Griffor discussed the integration of IoT in future healthcare for improved clinical and post-release care. In his remarks, Griffor emphasized pressing questions about the future of healthcare:

  • How will AI reshape patient care?
  • How might this change with the integration of IoT technologies?
  • Can IoT help to reduce expenditures on healthcare?

Griffor described the cost of healthcare as being $4.5 trillion or $13,493 per person in the U.S. in 2022 — while countries like Japan, Germany, and Denmark achieve healthcare outcomes with less. He also discussed IoT applications and challenges for future healthcare including:

  • Healthcare professionals’ concerns about automation, e.g.
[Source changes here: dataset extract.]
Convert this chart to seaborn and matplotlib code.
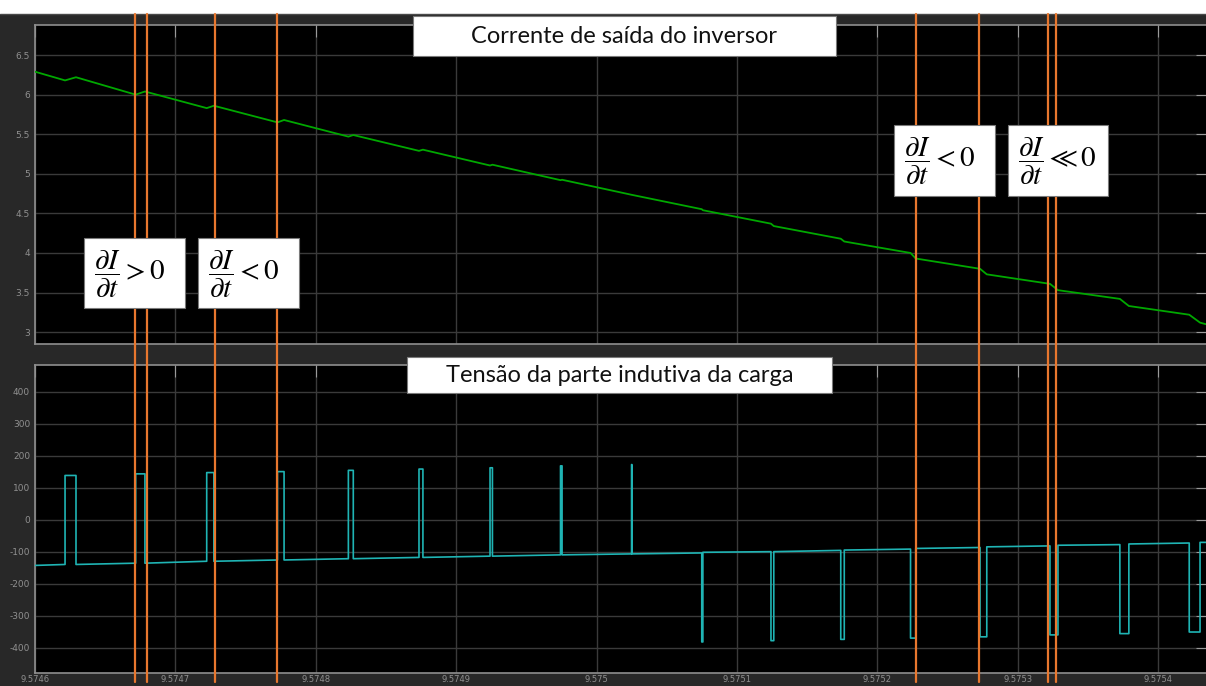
import matplotlib
matplotlib.use("Agg")
import matplotlib.pyplot as plt
import matplotlib.transforms as mtransforms
from matplotlib.patches import Rectangle
from matplotlib.lines import Line2D
import pandas as pd
import seaborn as sns

# ---------------- data ----------------
current_t = [9.5746000, 9.5746214, 9.5746292, 9.5746717, 9.5746783, 9.5747223, 9.5747274,
             9.5747727, 9.5747774, 9.5748232, 9.5748267, 9.5748735, 9.5748763, 9.5749241,
             9.5749258, 9.5749743, 9.5749754, 9.5750249, 9.5750749, 9.5750757, 9.5751242,
             9.5751262, 9.5751739, 9.5751764, 9.5752236, 9.5752273, 9.5752731, 9.5752779,
             9.5753229, 9.5753286, 9.5753727, 9.5753791, 9.5754221, 9.5754298, 9.5754340]
current_a = [6.29, 6.18, 6.22, 6.00, 6.04, 5.83, 5.86,
             5.65, 5.68, 5.47, 5.49, 5.29, 5.305, 5.105,
             5.115, 4.92, 4.925, 4.735, 4.553, 4.54, 4.37,
             4.34, 4.18, 4.145, 4.00, 3.93, 3.80, 3.73,
             3.61, 3.53, 3.42, 3.33, 3.22, 3.12, 3.10]

voltage_t = [9.5746000, 9.5746214, 9.5746214, 9.5746292, 9.5746292,
             9.5746717, 9.5746717, 9.5746783, 9.5746783,
             9.5747223, 9.5747223, 9.5747274, 9.5747274,
             9.5747727, 9.5747727, 9.5747774, 9.5747774,
             9.5748232, 9.5748232, 9.5748267, 9.5748267,
             9.5748735, 9.5748735, 9.5748763, 9.5748763,
             9.5749241, 9.5749241, 9.5749258, 9.5749258,
             9.5749743, 9.5749743, 9.5749754, 9.5749754,
             9.5750249, 9.5750249, 9.5750252, 9.5750252,
             9.5750749, 9.5750749, 9.5750757, 9.5750757,
             9.5751242, 9.5751242, 9.5751262, 9.5751262,
             9.5751739, 9.5751739, 9.5751764, 9.5751764,
             9.5752236, 9.5752236, 9.5752273, 9.5752273,
             9.5752731, 9.5752731, 9.5752779, 9.5752779,
             9.5753229, 9.5753229, 9.5753286, 9.5753286,
             9.5753727, 9.5753727, 9.5753791, 9.5753791,
             9.5754221, 9.5754221, 9.5754298, 9.5754298, 9.5754340]
voltage_v = [-143, -140, 138, 138, -140,
             -136, 143, 143, -136,
             -130, 147, 147, -130,
             -126, 150, 150, -126,
             -122, 154, 154, -122,
             -118, 158, 158, -118,
             -114, 162, 162, -114,
             -110, 168, 168, -110,
             -107, 172, 172, -107,
             -104, -382, -382, -102,
             -100, -378, -378, -100,
             -96, -374, -374, -95,
             -92, -370, -370, -90,
             -87, -366, -366, -85,
             -82, -360, -360, -80,
             -78, -356, -356, -76,
             -73, -351, -351, -71, -71]

marker_t = [9.5746712, 9.5746798, 9.5747282, 9.5747724,
            9.5752275, 9.5752724, 9.5753215, 9.5753272]

x_ticks = [9.5746, 9.5747, 9.5748, 9.5749, 9.5750, 9.5751, 9.5752, 9.5753, 9.5754]
x_tick_labels = ["9.5746", "9.5747", "9.5748", "9.5749", "9.575",
                 "9.5751", "9.5752", "9.5753", "9.5754"]
top_yticks = [3, 3.5, 4, 4.5, 5, 5.5, 6, 6.5]
top_ytick_labels = ["3", "3.5", "4", "4.5", "5", "5.5", "6", "6.5"]
bot_yticks = [-400, -300, -200, -100, 0, 100, 200, 300, 400]
bot_ytick_labels = ["-400", "-300", "-200", "-100", "0", "100", "200", "300", "400"]

top_title = "Corrente de saída do inversor"
bottom_title = "Tensão da parte indutiva da carga"
annotations = [r"$\dfrac{\partial I}{\partial t} > 0$",
               r"$\dfrac{\partial I}{\partial t} < 0$",
               r"$\dfrac{\partial I}{\partial t} < 0$",
               r"$\dfrac{\partial I}{\partial t} \ll 0$"]

# ---------------- style ----------------
sns.set_style("dark")
plt.rcParams["font.family"] = ["DejaVu Sans"]
plt.rcParams["axes.unicode_minus"] = False
plt.rcParams["mathtext.fontset"] = "stix"

W, H = 1206, 686
fig = plt.figure(figsize=(W / 100, H / 100), dpi=100, facecolor="#282828")

def fx(px):
    return px / W

def fy(py):
    return 1 - py / H

XMIN, XMAX = 9.5746, 9.57543547
ax_top = fig.add_axes([fx(35), fy(344), fx(1208) - fx(35), fy(25) - fy(344)])
ax_bot = fig.add_axes([fx(35), fy(673), fx(1208) - fx(35), fy(365) - fy(673)])

df_cur = pd.DataFrame({"t": current_t, "i": current_a})
df_vol = pd.DataFrame({"t": voltage_t, "v": voltage_v})
sns.lineplot(data=df_cur, x="t", y="i", ax=ax_top, sort=False, estimator=None,
             color="#00a800", linewidth=1.3, zorder=3)
sns.lineplot(data=df_vol, x="t", y="v", ax=ax_bot, sort=False, estimator=None,
             color="#1fb4b4", linewidth=1.2, zorder=3)

for ax, yt, ytl, ylim in [(ax_top, top_yticks, top_ytick_labels, (2.85, 6.88)),
                          (ax_bot, bot_yticks, bot_ytick_labels, (-479, 483))]:
    ax.set_facecolor("black")
    ax.set_xlim(XMIN, XMAX)
    ax.set_ylim(*ylim)
    ax.set_xticks(x_ticks)
    ax.set_yticks(yt)
    ax.set_yticklabels(ytl)
    ax.set_xlabel("")
    ax.set_ylabel("")
    ax.grid(True, color="#3a3a3a", linewidth=1.0)
    ax.set_axisbelow(True)
    for s in ax.spines.values():
        s.set_visible(True)
        s.set_color("#8f8f8f")
        s.set_linewidth(1.2)
    ax.tick_params(axis="both", which="both", direction="in", length=8.5, width=0.8,
                   color="#9a9a9a", labelcolor="#909090", labelsize=6.5,
                   top=True, right=True, pad=3.5)

ax_top.set_xticklabels([])
ax_bot.set_xticklabels(x_tick_labels)
ax_bot.tick_params(axis="x", pad=1.5, labelsize=6)

# white strip at top of the figure
fig.add_artist(Rectangle((0, fy(14)), 1, 1 - fy(14), transform=fig.transFigure,
                         facecolor="white", edgecolor="none", zorder=1))
fig.add_artist(Line2D([0, 1], [fy(14), fy(14)], transform=fig.transFigure,
                      color="#4a4a4a", linewidth=1.0, zorder=1))

# orange marker lines across both panels
blend = mtransforms.blended_transform_factory(ax_bot.transData, fig.transFigure)
for t in marker_t:
    fig.add_artist(Line2D([t, t], [fy(682), fy(14)], transform=blend,
                          color="#e8772e", linewidth=1.6, zorder=2))

def box(x0, y0, x1, y1):
    fig.add_artist(Rectangle((fx(x0), fy(y1)), fx(x1) - fx(x0), fy(y0) - fy(y1),
                             transform=fig.transFigure, facecolor="white",
                             edgecolor="#7a7a7a", linewidth=0.8, zorder=3))

# title boxes
box(413, 16, 836, 56)
fig.text(fx(624.5), fy(36.5), top_title, ha="center", va="center", fontsize=17,
         family=["Lato", "DejaVu Sans"], color="#111111", zorder=4)
box(407, 357, 832, 393)
fig.text(fx(619.5), fy(375.5), bottom_title, ha="center", va="center", fontsize=17,
         family=["Lato", "DejaVu Sans"], color="#111111", zorder=4)

# derivative boxes
math_boxes = [(84, 238, 185, 308), (198, 238, 299, 308),
              (894, 125, 995, 196), (1008, 125, 1108, 196)]
for (x0, y0, x1, y1), txt in zip(math_boxes, annotations):
    box(x0, y0, x1, y1)
    fig.text(fx(x0 + 10), fy((y0 + y1) / 2 + 1), txt, ha="left", va="center",
             fontsize=21, color="black", zorder=4)

fig.savefig("out.png", dpi=100, facecolor=fig.get_facecolor())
Pressure Control Ventilation interpreting exhalatory pressure as patient breathing effort
  • Improving quality of care through wearable devices for continuous monitoring of patient status
  • Implementing an integrated machine learning (ML) taxonomy to align pre- and post-clinical care standards
  • Predictive diagnostics for cardiac medicine
  • Assuring AI/ML analytics for assessing disease evolution and progression, e.g. demonstrating reduced readmissions for exacerbated heart failure patients

Griffor had previously held a joint workshop with EU and U.S. medical and technology experts at the Gdansk University Medical School (GUMED) in May 2024, and he is working with GUMED biochemists and Stanford Medical Center Cardiac ICU practitioners to devise novel computational models of signaling and metabolic pathways.